The protocol introduces a privacy guardian (PG) to produce semi-trusted differential privacy guarantees and secure communication between querying and answering parties:

  1. The querying party shares an encrypted input with other parties.
  2. The answering parties—using secure MPC and HE—perform model inference and collaboratively compute aggregate predictions while adding noise for differential privacy.
  3. The privacy guardian ensures that aggregated results reflect differential privacy, enabling the querying party to enhance its local model utilities without compromising the underlying data's confidentiality.

The protocol demonstrates rigorous guarantees against semi-honest adversaries and ensures differential privacy by following structured application and post-processing of the predicted labels using noise-adding mechanisms similar to PATE.

Experimental Evaluation

Experiments were conducted on datasets like SVHN and CIFAR10, under both homogeneous and heterogeneous model conditions, assessing the framework's ability to improve model utility while preserving privacy:

  • Accuracy Gains: CaPC showed improvements in model accuracy—4.09% on CIFAR10 and up to 2.64% in heterogeneous settings on SVHN—highlighting its ability to enhance utility even for models with initially high performance.
  • Data Skew and Active Learning: When data skew was introduced, CaPC substantially elevated fairness metrics like balanced accuracy, especially when combined with active learning strategies which more effectively targeted underrepresented classes.
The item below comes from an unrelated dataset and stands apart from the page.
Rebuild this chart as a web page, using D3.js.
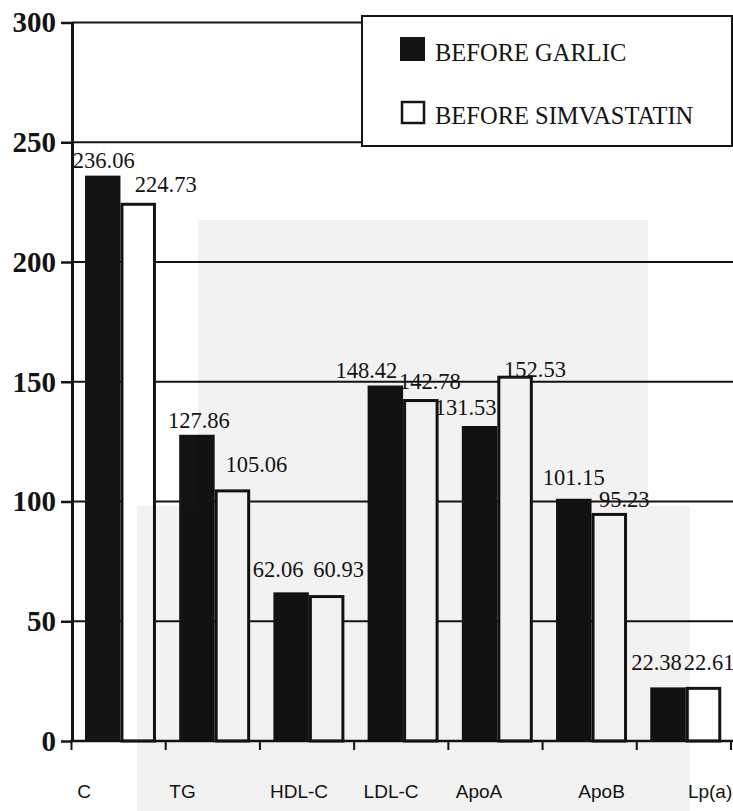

Computational Performance and Cost

While the main computational cost arises from secure MPC during inference, the overall overhead remains manageable, showing promise for scalable deployment as underlying cryptographic tools improve.

Implications and Future Directions

CaPC represents a step forward in privacy-preserving collaborative learning, offering a compelling alternative to federated learning by overcoming its typical limitations. Continued research may delve into exploring CaPC's role in fairness, especially in scenarios where sensitive attributes drive discrimination. Moreover, its adaptation to settings with fewer physical parties through virtual models marks a promising avenue for expanding its applicability.

The paper sheds light on pathways for secure collaborative models, advancing both the theoretical understanding and practical application of privacy-preserving techniques in sensitive industries. Speculation directs attention to how such frameworks might integrate further into the evolution of decentralized AI systems, adding layers of security essential for collaborative environments.